Tartışma mevzuu olan ve birçok dindar tarafından reddedilen mefhumlardan birisi de “cumhuriyet”tır.
Aslında, onların karşı olduğu ve reddettiği İslâm’ın öngördüğü hakiki cumhuriyet değil, “cumhuriyet” adı altında uygulanan istibdat, baskı ve zulümdür! Zira, gerçek cumhuriyet, “Adâlet ve meşveret ve kanunda inhisar-ı kuvvetten ibarettir [ekseriyetin görüşüne göre hareket ve gücün sınırlandırılması, hukukun üstünlüğü].”11
“Hürriyetin en geniş şekli cumhuriyettir.”12 Kur’ân’da vurgulan “şûrâ” ve “meşveret” kavramları da meşrûtiyet, demokrasi, meclis, parlamenter sistem demektir. “Müslümanların hayat-ı içtimaiye-i İslâmiyedeki saadetlerinin anahtarı, meşveret-i şer’iyedir. ‘Ve emruhum şûrâ beynehum’ âyet-i kerimesi, şûrâyı [meclisi] esas olarak emrediyor. “13
Bir dipnotta, “O zaman Meşrûtiyet; şimdi o kelime yerine Cumhuriyet konulmuş.”14 açıklaması yapılır. Yani, “hürriyet, meşrûtiyet, cumhuriyet, (demokrasi)” aynı anlamda kullanılan kavramlardır. “Meşrûtiyet ile sû-i istimâlâtın ekser yolları münsed [kapalı] olur; istibdatta ise açıktır.”15 cümlesi de demokrasiyi anlatır.

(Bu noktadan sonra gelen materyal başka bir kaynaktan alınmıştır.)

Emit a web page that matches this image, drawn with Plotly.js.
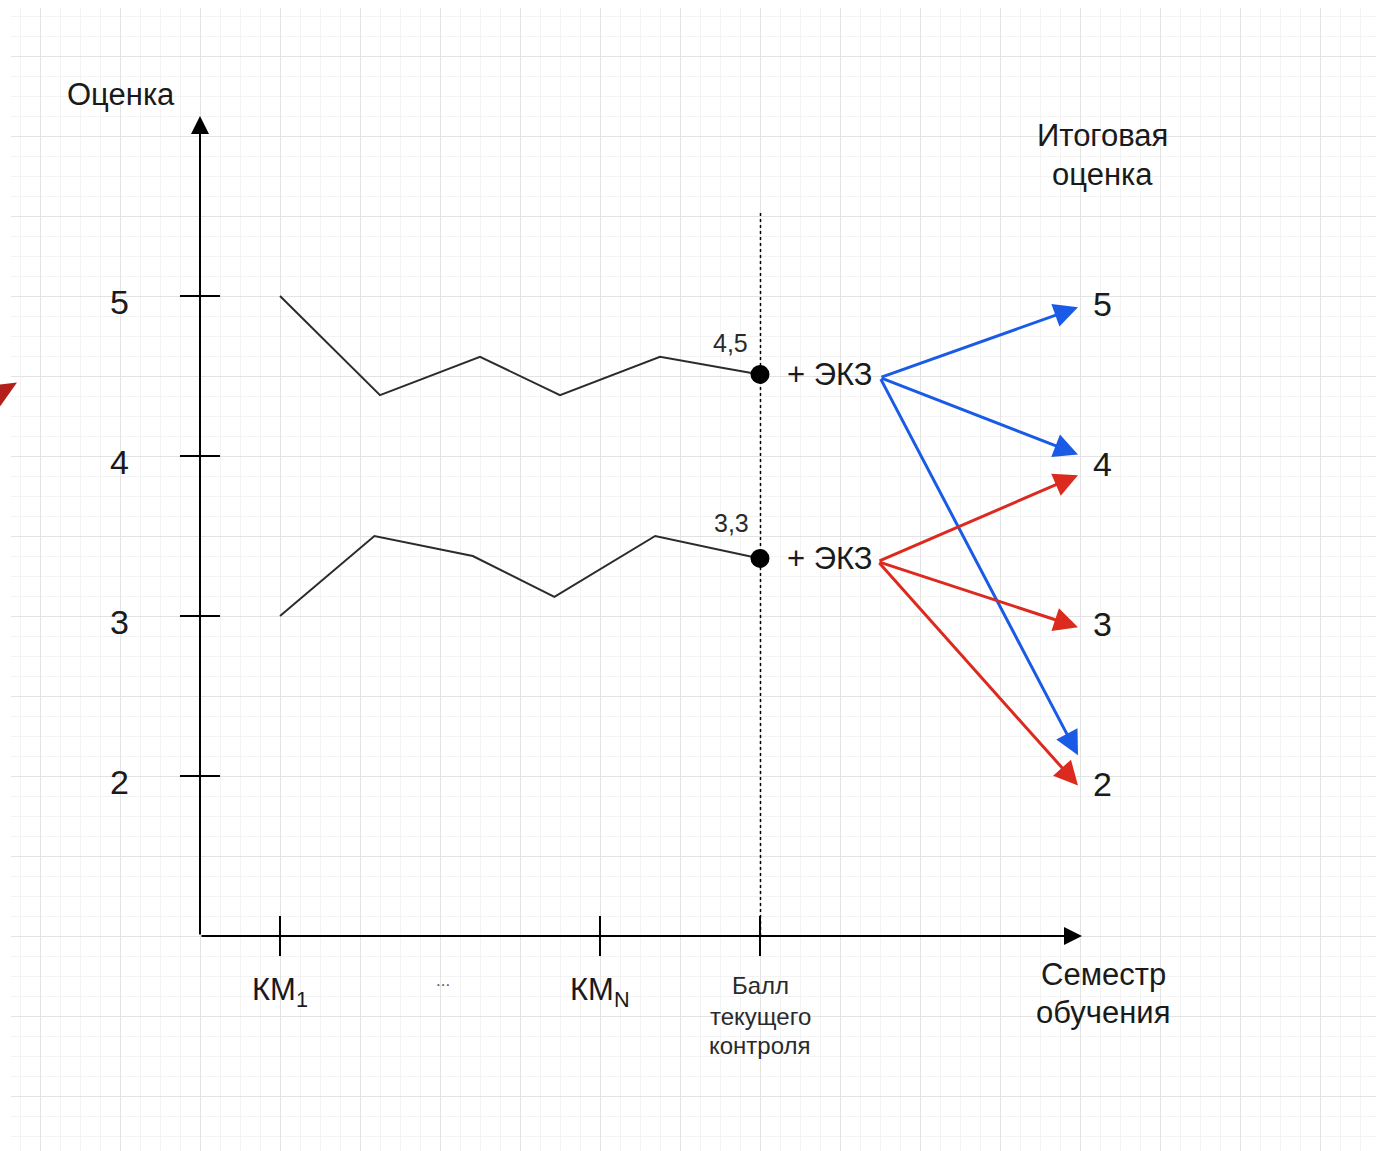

Asr-ı Saadet yönetim modelinin “cumhuriyet” olduğunu şöyle ifade eder Bediüzzaman: “Bu karınca ve arı milletleri cumhuriyetçidirler. Cumhuriyetperverliklerine hürmeten, taneleri karıncalara veriyorum. Sonra dediler: ‘Sen selef-i salihîne muhalefet ediyorsun.’
“Cevaben diyordum: Hulefâ-i Raşidîn hem halife, hem reis-i cumhur idiler. Sıddîk-ı Ekber (ra) Aşere-i Mübeşşereye ve Sahabe-i Kirama elbette reis-i cumhur hükmünde idi. Fakat mânâsız isim ve resim değil, belki hakikat-ı adaleti ve hürriyet-i şer’iyeyi taşıyan mana-yı dindar cumhuriyetin reisleri idiler.”16
Hulefâ-i Raşidîn (ilk dört halife), yönetimlerinde hem hürriyeti, hem adaleti hem meşvereti, hem meşrutiyeti, hem cumhuriyeti hem de de şeffaflık ve sorgulamayı en mütekâmil mânâda ortaya koydular.
Görüldüğü gibi “hürriyet, meşrutiyet, cumhuriyet (demokrasi) İslâmî kavramlardır. Anlamak, özümsemek ve sahip çıkmak için başta Münazarat, Hutbe-i Şâmiye, Divan-ı Harb-i Örfî gibi eserler kerrat ile okunmalı, mütalâa ve müzâkere edilmelidir.
Dipnotlar:
11-Divan-ı Harb-i Örfî, s. 65.; 12-Tarihçe-i Hayat, s. 204.; 13-Hutbe-i Şâmiye, s. 65.; 14-Divan-ı Harb-i Örfî, s. 65.; 15-Münazarat, s. 39.; 16-Beyanat ve Tenvirler, Enst./intr., s. 275.